Нельзя сказать, что о жителях Донбасса (а особенно о детях Донбасса) никто не вспоминает и не думает — их образ сопровождает нас всю войну, и о русских людях (а особенно — о детях), нуждающихся в защите и в спасении, каждый день говорят российские официальные лица и медиа, военкоры, непосредственные участники боевых действий, поэты-патриоты, рок-музыканты и патриотические рэперы, чеченские боевики, платные блогеры. Сочувствие жителям Донбасса и особенно детям — оно там, в базовом пакете образов и слов, сопровождающих войну с российской стороны, то есть где-то между «уничтожением нацистов», «сверхточными ударами» и «союзными силами», и как-то привычно уже воспринимается, что если человек говорит о людях Донбасса (и о детях, о детях особенно) — значит, перед тобой какая-то запредельная мразь и людоед, «Марина Ахмедова».

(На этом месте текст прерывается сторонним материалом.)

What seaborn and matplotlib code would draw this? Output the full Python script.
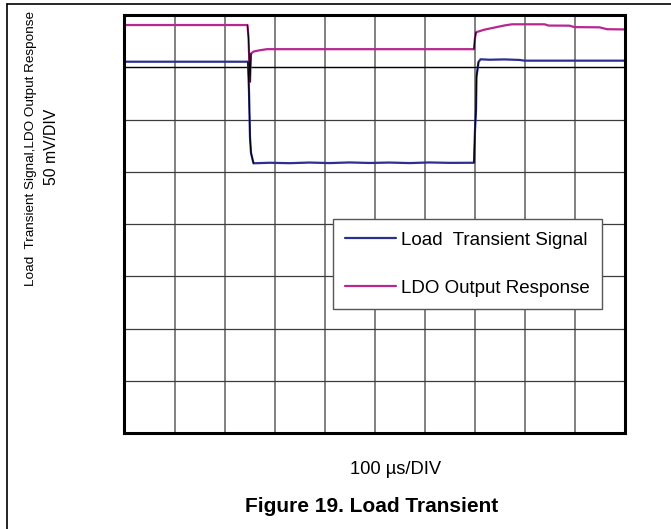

Речь между тем действительно идет о сотнях тысяч людей, находящихся в наиболее нечеловеческих условиях в сравнении с любым другим сообществом по ту или другую линию фронта. Украинцы — объект всемирного сочувствия и поддержки, они беженцы, они получатели помощи, они солдаты, воюющие за правое дело, и каким бы мрачным ни было их настоящее, луч надежды светит им в глаза, не позволяя относиться к жизни как к чему-то беспросветному, даже если дом сгорел, близкие погибли, а ночью снова будет прилет. О россиянах и говорить нечего — дискуссии о «Вкусно и точке» или об отмене культуры создают почти безоблачное впечатление — жизнь, как можно было не раз убедиться за эти пять месяцев, продолжается, видимых поводов думать о плохом почти нет. Где на этой схеме люди Донбасса — да, в общем, нигде, серая зона, пространство под радаром.

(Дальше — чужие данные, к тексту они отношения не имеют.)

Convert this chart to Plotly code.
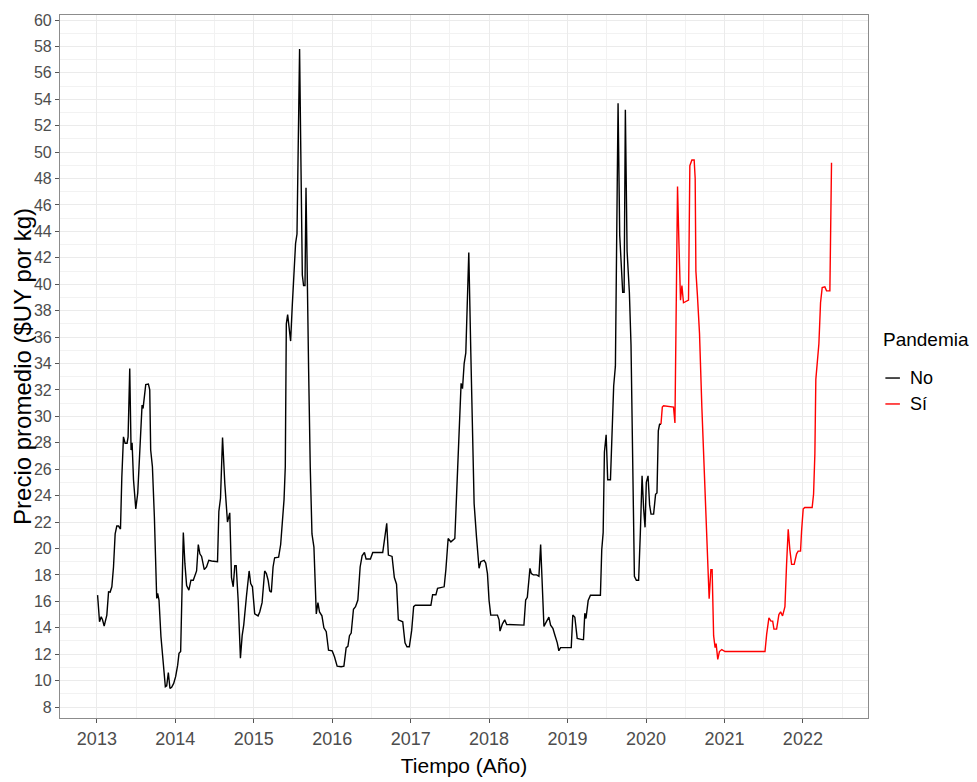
import plotly.graph_objects as go

# Decimal years and average price ($UY per kg)
anio_no = [2013.009, 2013.034, 2013.055, 2013.072, 2013.093, 2013.127, 2013.149, 2013.169, 2013.191, 2013.212,
           2013.233, 2013.254, 2013.276, 2013.301, 2013.318, 2013.339, 2013.360, 2013.385, 2013.398, 2013.419,
           2013.436, 2013.449, 2013.467, 2013.496, 2013.521, 2013.543, 2013.563, 2013.576, 2013.589, 2013.606,
           2013.623, 2013.657, 2013.674, 2013.686, 2013.708, 2013.733, 2013.763, 2013.775, 2013.792, 2013.817,
           2013.848, 2013.873, 2013.890, 2013.911, 2013.932, 2013.953, 2013.979, 2014.004, 2014.030, 2014.047,
           2014.068, 2014.081, 2014.102, 2014.122, 2014.144, 2014.173, 2014.199, 2014.229, 2014.258, 2014.271,
           2014.293, 2014.313, 2014.335, 2014.369, 2014.398, 2014.427, 2014.462, 2014.538, 2014.555, 2014.576,
           2014.602, 2014.631, 2014.665, 2014.694, 2014.716, 2014.738, 2014.758, 2014.776, 2014.801, 2014.830,
           2014.852, 2014.872, 2014.907, 2014.941, 2014.961, 2014.983, 2015.012, 2015.055, 2015.076, 2015.106,
           2015.139, 2015.161, 2015.183, 2015.203, 2015.224, 2015.246, 2015.266, 2015.317, 2015.343, 2015.361,
           2015.386, 2015.402, 2015.415, 2015.432, 2015.453, 2015.470, 2015.491, 2015.513, 2015.533, 2015.551,
           2015.568, 2015.584, 2015.602, 2015.619, 2015.635, 2015.653, 2015.666, 2015.682, 2015.699, 2015.720,
           2015.742, 2015.767, 2015.784, 2015.797, 2015.818, 2015.838, 2015.869, 2015.894, 2015.924, 2015.953,
           2016.000, 2016.029, 2016.063, 2016.114, 2016.149, 2016.178, 2016.200, 2016.220, 2016.242, 2016.271,
           2016.297, 2016.327, 2016.356, 2016.381, 2016.411, 2016.432, 2016.487, 2016.517, 2016.644, 2016.665,
           2016.695, 2016.716, 2016.763, 2016.792, 2016.820, 2016.843, 2016.899, 2016.928, 2016.953, 2016.983,
           2017.013, 2017.038, 2017.059, 2017.258, 2017.280, 2017.322, 2017.343, 2017.427, 2017.449, 2017.478,
           2017.513, 2017.563, 2017.589, 2017.618, 2017.643, 2017.661, 2017.682, 2017.703, 2017.716, 2017.741,
           2017.767, 2017.788, 2017.809, 2017.839, 2017.872, 2017.894, 2017.936, 2017.957, 2017.979, 2017.999,
           2018.021, 2018.106, 2018.127, 2018.139, 2018.170, 2018.199, 2018.224, 2018.444, 2018.466, 2018.487,
           2018.521, 2018.538, 2018.564, 2018.606, 2018.635, 2018.657, 2018.678, 2018.699, 2018.729, 2018.762,
           2018.784, 2018.813, 2018.838, 2018.869, 2018.889, 2018.911, 2019.047, 2019.067, 2019.093, 2019.123,
           2019.187, 2019.203, 2019.220, 2019.235, 2019.263, 2019.292, 2019.419, 2019.436, 2019.454, 2019.470,
           2019.492, 2019.512, 2019.547, 2019.568, 2019.588, 2019.610, 2019.627, 2019.644, 2019.665, 2019.686,
           2019.703, 2019.721, 2019.737, 2019.759, 2019.788, 2019.809, 2019.830, 2019.852, 2019.877, 2019.906,
           2019.928, 2019.950, 2019.970, 2019.988, 2020.004, 2020.026, 2020.046, 2020.064, 2020.097, 2020.122,
           2020.140, 2020.157, 2020.173, 2020.191]
precio_no = [16.47, 14.45, 14.83, 14.6, 14.12, 14.96, 16.72, 16.7, 17.1, 18.6,
             21.1, 21.7, 21.7, 21.47, 25.4, 28.45, 27.97, 27.97, 28.45, 33.63,
             27.45, 28.0, 25.2, 23.0, 24.2, 26.9, 29.7, 30.85, 30.6, 31.74,
             32.4, 32.45, 32.0, 27.45, 26.2, 22.4, 16.22, 16.6, 16.1, 13.32,
             11.05, 9.53, 9.6, 10.6, 9.4, 9.5, 9.79, 10.3, 11.17, 12.06,
             12.2, 16.1, 21.2, 18.87, 17.2, 16.85, 17.6, 17.6, 18.1, 18.3,
             20.3, 19.6, 19.4, 18.4, 18.6, 19.1, 19.05, 19.0, 22.8, 23.8,
             28.4, 24.9, 22.0, 22.7, 17.8, 17.1, 18.7, 18.7, 16.1, 11.7,
             13.4, 14.2, 16.4, 18.3, 17.35, 17.1, 15.05, 14.9, 15.2, 15.9,
             18.3, 18.1, 17.6, 16.8, 16.7, 18.6, 19.3, 19.35, 20.3, 22.0,
             23.7, 26.2, 37.0, 37.7, 36.7, 35.7, 38.4, 41.4, 43.1, 43.8,
             49.9, 57.8, 48.85, 40.7, 39.9, 39.9, 47.3, 38.0, 33.6, 26.2,
             21.1, 20.1, 17.8, 15.05, 15.9, 15.2, 14.9, 14.0, 13.7, 12.3,
             12.25, 11.8, 11.1, 11.05, 11.1, 12.5, 12.6, 13.4, 13.6, 15.4,
             15.6, 16.1, 18.6, 19.45, 19.7, 19.2, 19.2, 19.7, 19.7, 20.5,
             21.9, 19.5, 19.4, 17.8, 17.3, 14.6, 14.45, 12.86, 12.56, 12.56,
             13.8, 15.6, 15.7, 15.7, 16.5, 16.5, 16.98, 17.1, 18.4, 20.76,
             20.5, 20.76, 24.67, 28.2, 32.5, 32.1, 34.0, 34.8, 37.3, 42.4,
             34.8, 28.5, 23.4, 20.9, 18.5, 19.0, 19.1, 18.9, 18.1, 16.1,
             14.96, 14.96, 14.6, 13.75, 14.3, 14.6, 14.25, 14.2, 16.1, 16.3,
             18.5, 18.1, 18.0, 18.0, 17.9, 20.3, 17.6, 14.1, 14.45, 14.8,
             14.2, 13.95, 13.45, 12.86, 12.26, 12.5, 12.5, 14.96, 14.8, 13.2,
             13.1, 13.1, 15.1, 14.7, 16.06, 16.46, 16.46, 19.9, 21.2, 27.3,
             28.6, 25.2, 25.2, 29.8, 32.3, 33.8, 43.1, 53.7, 43.7, 40.9,
             39.4, 39.4, 53.2, 42.5, 39.4, 35.4, 27.6, 17.9, 17.6, 17.6,
             21.2, 25.5, 23.0, 21.6, 25.0, 25.5, 23.3, 22.6, 22.6, 24.1,
             24.2, 28.9, 29.4, 29.4]

anio_si = [2020.191, 2020.208, 2020.224, 2020.351, 2020.369, 2020.385, 2020.402, 2020.420, 2020.440, 2020.458,
           2020.478, 2020.542, 2020.559, 2020.585, 2020.614, 2020.627, 2020.636, 2020.656, 2020.682, 2020.712,
           2020.741, 2020.776, 2020.805, 2020.827, 2020.843, 2020.862, 2020.881, 2020.894, 2020.915, 2020.936,
           2020.966, 2021.008, 2021.517, 2021.538, 2021.567, 2021.593, 2021.615, 2021.631, 2021.665, 2021.694,
           2021.716, 2021.741, 2021.771, 2021.792, 2021.813, 2021.834, 2021.856, 2021.889, 2021.920, 2021.940,
           2021.970, 2021.983, 2022.004, 2022.025, 2022.118, 2022.136, 2022.153, 2022.165, 2022.182, 2022.204,
           2022.225, 2022.246, 2022.280, 2022.302, 2022.344, 2022.365]
precio_si = [29.4, 30.7, 30.8, 30.7, 29.5, 38.2, 47.4, 43.1, 38.8, 39.9,
             38.6, 38.8, 48.97, 49.4, 49.4, 48.0, 41.0, 39.1, 36.3, 30.7,
             26.1, 20.5, 16.2, 18.4, 18.4, 13.4, 12.5, 12.8, 11.6, 12.2,
             12.35, 12.2, 12.2, 13.5, 14.75, 14.5, 14.5, 13.9, 13.9, 15.0,
             15.2, 14.9, 15.6, 18.8, 21.45, 19.9, 18.8, 18.8, 19.6, 19.8,
             19.8, 21.3, 23.0, 23.1, 23.1, 24.1, 27.2, 32.8, 34.2, 35.5,
             38.6, 39.75, 39.8, 39.5, 39.5, 49.2]

x_ticks = list(range(2013, 2023))
y_ticks = list(range(8, 61, 2))

series_names = ["No", "Sí"]
series_colors = ["#000000", "#FF0000"]

FONT = "Liberation Sans, Arial, sans-serif"

fig = go.Figure()
fig.add_trace(go.Scatter(x=anio_no, y=precio_no, mode="lines", name=series_names[0],
                         line=dict(color=series_colors[0], width=1.4)))
fig.add_trace(go.Scatter(x=anio_si, y=precio_si, mode="lines", name=series_names[1],
                         line=dict(color=series_colors[1], width=1.4)))

axis_common = dict(
    showgrid=True, gridcolor="#EBEBEB", gridwidth=1.1,
    showline=True, linecolor="#8C8C8C", linewidth=1.2, mirror=True,
    ticks="outside", ticklen=4, tickcolor="#555555", tickwidth=1,
    zeroline=False, automargin=False,
)

annots = [
    # y-axis title
    dict(text="Precio promedio ($UY por kg)", x=-0.0465, y=0.5, xref="paper", yref="paper",
         xanchor="center", yanchor="middle", textangle=-90, showarrow=False, borderpad=0,
         font=dict(family=FONT, size=24, color="#000000")),
    # ggplot-style legend title
    dict(text="Pandemia", x=1.016, y=0.538, xref="paper", yref="paper",
         xanchor="left", yanchor="middle", showarrow=False,
         font=dict(family=FONT, size=19, color="#000000")),
]
shapes = []
key_y = [0.4836, 0.4467]
for name, col, ky in zip(series_names, series_colors, key_y):
    annots.append(dict(text=name, x=1.050, y=ky, xref="paper", yref="paper",
                       xanchor="left", yanchor="middle", showarrow=False,
                       font=dict(family=FONT, size=18, color="#000000")))
    shapes.append(dict(type="line", xref="paper", yref="paper",
                       x0=1.0215, x1=1.0395, y0=ky, y1=ky,
                       line=dict(color=col, width=1.4)))

fig.update_layout(
    width=961, height=774,
    paper_bgcolor="white", plot_bgcolor="white",
    margin=dict(l=52, r=101, t=7, b=64),
    xaxis=dict(**axis_common, range=[2012.53, 2022.83], tickmode="array",
               tickvals=x_ticks, ticktext=[str(v) for v in x_ticks],
               tickfont=dict(family=FONT, size=18, color="#4D4D4D"),
               minor=dict(dtick=0.5, tick0=2012.5, showgrid=True, gridcolor="#F2F2F2", gridwidth=0.8, ticks=""),
               title=dict(text="Tiempo (Año)", font=dict(family=FONT, size=21, color="#000000"), standoff=10)),
    yaxis=dict(**axis_common, range=[7.17, 60.38], tickmode="array",
               tickvals=y_ticks, ticktext=[str(v) for v in y_ticks],
               tickfont=dict(family=FONT, size=16, color="#4D4D4D"),
               minor=dict(dtick=1, tick0=7, showgrid=True, gridcolor="#F2F2F2", gridwidth=0.8, ticks="")),
    showlegend=False,
    annotations=annots,
    shapes=shapes,
)

fig.write_html("out.html")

Поддавшиеся (вроде бы поддавшиеся, нет ведь точной социологии) коллективному искушению восемь лет назад и проклятые (вроде бы проклятые — на этот счет ведь тоже нет точных данных) за это остальной своей страной, для которой они с давних пор были самым слабым местом национального строительства — советские люди, плохо монтируемые с национальной ценностной системой, они довольно долго, чуть ли не до первого майдана, не испытывали никаких проблем со своей нечеткой идентичностью, да и гораздо существеннее до поры было их экономическое благополучие, позволявшее жить, не оглядываясь даже на Киев, но в какой-то момент это оказалось политтехнологически удобно — вот, есть в стране несколько миллионов таких вот людей, которых можно пугать Бандерой, и которыми можно пугать вестернизированных киевлян и тем более жителей западных регионов; сейчас думаешь — а вот выбери 18 лет назад Кучма себе преемника ну хотя бы из Полтавы, может быть, не пригодились бы те линии разделения, не стали бы Ахметов и прочие играть в это «услышьте голос Донбасса», а майданная публика как-то обошлась бы без плакатиков «не ссы в подъезде, ты же не из Донецка». Но как вышло, так вышло — к 2013 году несогласие с ценностями киевского мейнстрима стало основой региональной идентичности; слова «русский» в этом контексте пока не было. Шахтерский труд, пальма Мерцалова, ахметовский футбольный клуб, терриконовые ландшафты, да даже и мистер Юз, стоявший у истоков — льдинки, из которых Кай складывал слово «вечность», но однажды в пределах видимости его южные соотечественники сложили совсем другое слово из галечных пляжей, Ласточкина гнезда, славы русских моряков — и в сравнении с тем, что было в Киеве, или даже с тем, как выглядел Киев, если смотреть на него непосредственно из Донецка — крымский вариант показался соблазнительным, и никто не сказал, что на самом деле спрятано за бело-сине-красной витриной, и никто не сказал, что крымского счастья даже в теории не может хватить на всех.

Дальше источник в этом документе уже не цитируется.